Minnesota remains stuck with prosperity-sucking state income tax cuts enacted a decade ago, no thanks to Pawlenty's no-new-taxes intransigence. But Pawlenty and legislators deserve praise for counteracting that jobs-killing stance with the long-term investments that will spur construction hiring, brighten our economic future and maximize Minnesota's ability to tap federal stimulus funds.

What's more, Pawlenty reversed his longtime opposition to paying for most passenger rail and transit improvements, exercising the line-item veto on only one transportation project: $3 million for unspecified freight rail track improvements. Meanwhile, he let stand a $4 million grant to the Minnesota Valley Regional Railroad Authority for rehabilitating ancient Minnesota Prairie Line tracks that limit the speed of agricultural shipments to as little as 7 miles per hour.

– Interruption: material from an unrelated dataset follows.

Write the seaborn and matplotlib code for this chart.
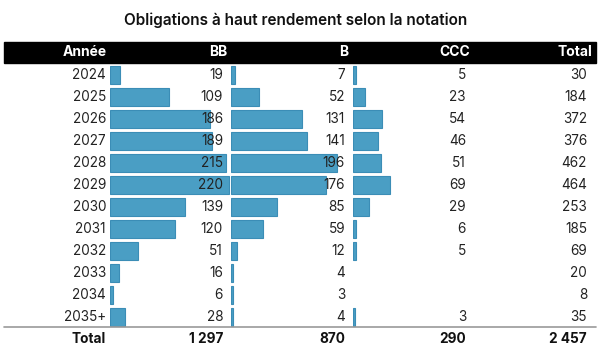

Here are the rest of the transportation-related items in the bonding bill, H.F.855:

  • Intercity passenger rail -- $26 million. This is a big breakthrough for Minnesota, positioning it to make the most of the Obama administration's focus on restoring fast train travel to the United States. Likely beneficiaries are planned 110 m.p.h. connections from the Twin Cities to Chicago and Duluth, although no routes are specified. That will be up to the statewide rail plan the Department of Transportation is scheduled to issue at year's end. This appropriation can be used for planning, environmental work, right-of-way acquisition and construction.
  • Metropolitan Council transit -- $21 million. Another breakthrough, including $8.5 million for the downtown-linking Central Corridor light rail line set to start construction next year. The rest of the money can be applied to any of nine listed transit projects: Bottineau Boulevard. Cedar Avenue in Dakota County, the I-94 corridor in Washington County, 7th St. in St. Paul to the airport and Mall of America, Red Rock, Robert Street, Rush Line, Southwest Corridor and the Union Depot multimodal transit hub in St. Paul.

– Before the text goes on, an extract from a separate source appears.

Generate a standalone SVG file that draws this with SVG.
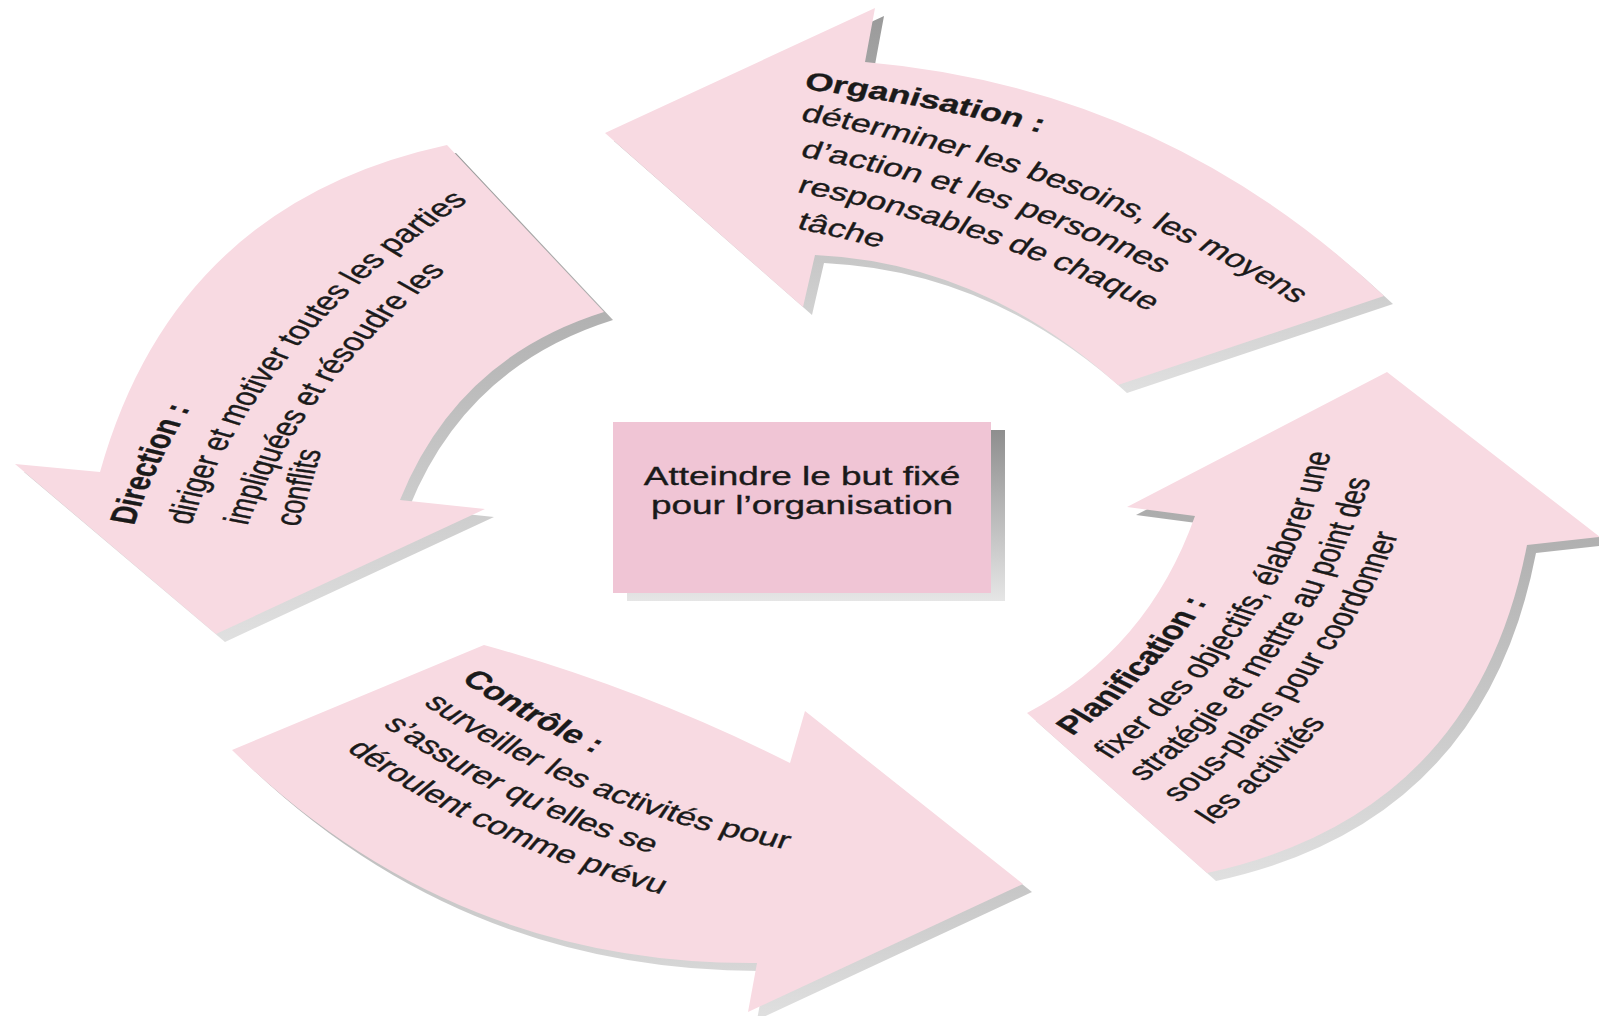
<svg xmlns="http://www.w3.org/2000/svg" width="1599" height="1016" viewBox="0 0 1599 1016">
<style>
.arrow{fill:#f8dae2}
.shadow{fill:url(#shgrad)}
.t{font-family:"Liberation Sans",Arial,Helvetica,sans-serif;font-size:25px;fill:#1a1a1a;stroke:#1a1a1a;stroke-width:0.35px}
.b{font-weight:bold}
</style>
<defs>
<linearGradient id="shgrad" x1="0" y1="0" x2="0" y2="1">
<stop offset="0" stop-color="#9a9a9a"/>
<stop offset="1" stop-color="#e0e0e0"/>
</linearGradient>
<linearGradient id="boxsh" x1="0" y1="0" x2="0" y2="1">
<stop offset="0" stop-color="#8e8e8e"/>
<stop offset="1" stop-color="#e6e6e6"/>
</linearGradient>
<path id="p-org" d="M 605 133 L 875 8 L 865 62 Q 1164 88 1384 296 L 1118 385 Q 983 263 815 255 L 803 307 Z"/>
<path id="p-dir" d="M 447 145 L 604 312 Q 457 358 400 500 L 485 509 L 216 634 L 15 464 L 100 472 Q 175 204 447 145 Z"/>
<path id="p-pla" d="M 1027 713 Q 1148 649 1195 516 L 1127 507 L 1387 372 L 1600 537 L 1527 545 Q 1475 815 1207 873 Z"/>
<path id="p-con" d="M 232 750 L 484 645 Q 643 689 790 763 L 805 711 L 1023 884 L 748 1012 L 757 963 Q 451 965 232 750 Z"/>
<!-- text paths (unscaled space, x / 1.45) -->
<path id="o1" d="M 380 73.6 A 991 991 0 0 1 1371 1064.6"/>
<path id="o2" d="M 354.6 95.6 A 800 800 0 0 1 1154.6 895.6"/>
<path id="o3" d="M 354.6 130.6 A 765 765 0 0 1 1119.6 895.6"/>
<path id="o4" d="M 354.6 165.6 A 730 730 0 0 1 1084.6 895.6"/>
<path id="o5" d="M 354.6 200.6 A 695 695 0 0 1 1049.6 895.6"/>
<path id="d1" d="M 73.9 685 A 698 698 0 0 1 771.9 -13"/>
<path id="d2" d="M 111.9 685 A 660 660 0 0 1 771.9 25"/>
<path id="d3" d="M 149.9 685 A 622 622 0 0 1 771.9 63"/>
<path id="d4" d="M 206 527 L 246.7 328.8"/>
<path id="l1" d="M 326.6 915.6 A 565 565 0 0 0 326.6 -214.4"/>
<path id="l2" d="M 326.6 950.6 A 600 600 0 0 0 326.6 -249.4"/>
<path id="l3" d="M 326.6 982.6 A 632 632 0 0 0 326.6 -281.4"/>
<path id="l4" d="M 326.6 1014.6 A 664 664 0 0 0 326.6 -313.4"/>
<path id="l5" d="M 326.6 1046.6 A 696 696 0 0 0 326.6 -345.4"/>
<path id="c1" d="M 162 306 A 528 528 0 0 0 690 834"/>
<path id="c2" d="M 127 306 A 563 563 0 0 0 690 869"/>
<path id="c3" d="M 92 306 A 598 598 0 0 0 690 904"/>
<path id="c4" d="M 57 306 A 633 633 0 0 0 690 939"/>
</defs>
<rect width="1599" height="1016" fill="#ffffff"/>
<g id="connectors"/>
<g id="organisation">
<use href="#p-org" class="shadow" transform="translate(9,8)"/>
<use href="#p-org" class="arrow"/>
<g transform="scale(1.45,1)">
<text class="t b"><textPath href="#o1" startOffset="175">Organisation :</textPath></text>
<text class="t"><textPath href="#o2" startOffset="199">déterminer les besoins, les moyens</textPath></text>
<text class="t"><textPath href="#o3" startOffset="199">d’action et les personnes</textPath></text>
<text class="t"><textPath href="#o4" startOffset="197">responsables de chaque</textPath></text>
<text class="t"><textPath href="#o5" startOffset="197">tâche</textPath></text>
</g>
</g>
<g id="direction">
<use href="#p-dir" class="shadow" transform="translate(9,8)"/>
<use href="#p-dir" class="arrow"/>
<g transform="scale(1.45,1)">
<text class="t b"><textPath href="#d1" startOffset="161">Direction :</textPath></text>
<text class="t"><textPath href="#d2" startOffset="161">diriger et motiver toutes les parties</textPath></text>
<text class="t"><textPath href="#d3" startOffset="161">impliquées et résoudre les</textPath></text>
<text class="t"><textPath href="#d4">conflits</textPath></text>
</g>
</g>
<g id="planification">
<use href="#p-pla" class="shadow" transform="translate(9,8)"/>
<use href="#p-pla" class="arrow"/>
<g transform="scale(1.45,1)">
<text class="t b"><textPath href="#l1" startOffset="463">Planification :</textPath></text>
<text class="t"><textPath href="#l2" startOffset="492">fixer des objectifs, élaborer une</textPath></text>
<text class="t"><textPath href="#l3" startOffset="518">stratégie et mettre au point des</textPath></text>
<text class="t"><textPath href="#l4" startOffset="545">sous-plans pour coordonner</textPath></text>
<text class="t"><textPath href="#l5" startOffset="571">les activités</textPath></text>
</g>
</g>
<g id="controle">
<use href="#p-con" class="shadow" transform="translate(9,8)"/>
<use href="#p-con" class="arrow"/>
<g transform="scale(1.45,1)">
<text class="t b"><textPath href="#c1" startOffset="416">Contrôle :</textPath></text>
<text class="t"><textPath href="#c2" startOffset="442">surveiller les activités pour</textPath></text>
<text class="t"><textPath href="#c3" startOffset="465">s’assurer qu’elles se</textPath></text>
<text class="t"><textPath href="#c4" startOffset="492">déroulent comme prévu</textPath></text>
</g>
</g>
<g id="but">
<rect x="627" y="430" width="378" height="171" fill="url(#boxsh)"/>
<rect x="613" y="422" width="378" height="171" fill="#f0c5d5"/>
<g transform="scale(1.45,1)">
<text class="t" style="font-size:25.5px" x="553.1" y="485" text-anchor="middle">Atteindre le but fixé</text>
<text class="t" style="font-size:25.5px" x="553.1" y="514" text-anchor="middle">pour l’organisation</text>
</g>
</g>
</svg>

  • Local bridges -- $10 million. Continued funding for a long-running program to replace the worst county, city and township bridges statewide. Another $600,000 will go to Minneapolis to acquire land for and design a new St. Anthony Parkway bridge over the Northtown Rail Yard.

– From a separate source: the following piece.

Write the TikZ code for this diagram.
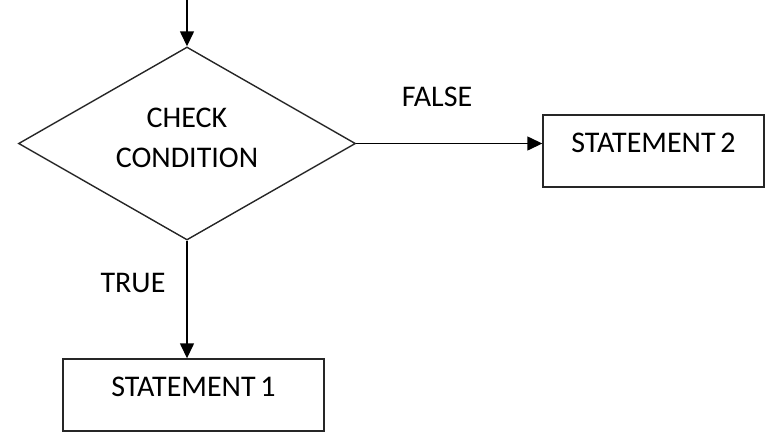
\documentclass[tikz,border=0pt]{standalone}
\usepackage{fontspec}
\setmainfont{Carlito}
\usetikzlibrary{shapes.geometric,arrows.meta}
\begin{document}
\begin{tikzpicture}[x=1pt,y=-1pt,
  every node/.style={font=\fontsize{30}{40}\selectfont, text=black},
  line/.style={draw=black!85, line width=1.4pt},
  flow/.style={draw=black, line width=1.4pt, -{Triangle[length=15pt,width=14pt]}},
  decision/.style={line, diamond, inner sep=0pt, minimum width=337pt, minimum height=193pt, aspect=1.746},
  stmtbox/.style={line, rectangle, inner sep=0pt, text height=37pt, text depth=35pt}
]
\useasboundingbox (0,0) rectangle (766,432);

% decision and the two statements
\node[decision] (cond) at (187,143.5) {};
\node[align=center, inner sep=0pt] (condtext) at (187,138) {CHECK\\CONDITION};
\node[stmtbox, minimum width=221pt] (s2) at (653.5,151) {STATEMENT\hspace{-2pt} 2\hspace{6pt}};
\node[stmtbox, minimum width=261pt] (s1) at (193.5,395) {STATEMENT\hspace{-2pt} 1};

% incoming flow
\coordinate (entry) at (187,0);
\draw[flow] (entry) -- (cond.north);

% branches
\draw[flow] (cond.east) -- (cond.east -| s2.west);
\draw[flow] (cond.south) -- (cond.south |- s1.north);

% branch labels
\node (lf) at (437,97) {FALSE};
\node (lt) at (133,283) {TRUE};
\end{tikzpicture}
\end{document}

  • Regional airports -- $8.6 million. This includes $2 million for a tower and other airfield facilities at Alexandria, $1.7 million to extend a rebuild a runway in Bigfork and $4.9 million toward a new Duluth Airport terminal.
  • Ports and harbors -- $6 million. Split evenly between a harbor project in Two Harbors and unspecified publicly owned port development work.
  • Relief for disaster-damaged roads and bridges -- $2.9 million. To repair trunk highway assets damaged in spring flooding in northwest Minnesota.
  • Veterans Victory Memorial Parkway -- $1 million. For improvements to a north Minneapolis stretch of the Grand Rounds Scenic Byway.
  • Trails -- $697,000. This is split among a walking path in Clara City ($225,000), the Spring Lake Trail in Mora ($100,000) and the Rockville-Cold Spring-Richmond Rocori Trail for pedestrians and bicyclists in Stearns County ($372,000).
While there's much to be disappointed about this session, Minnesota did move forward on transportation.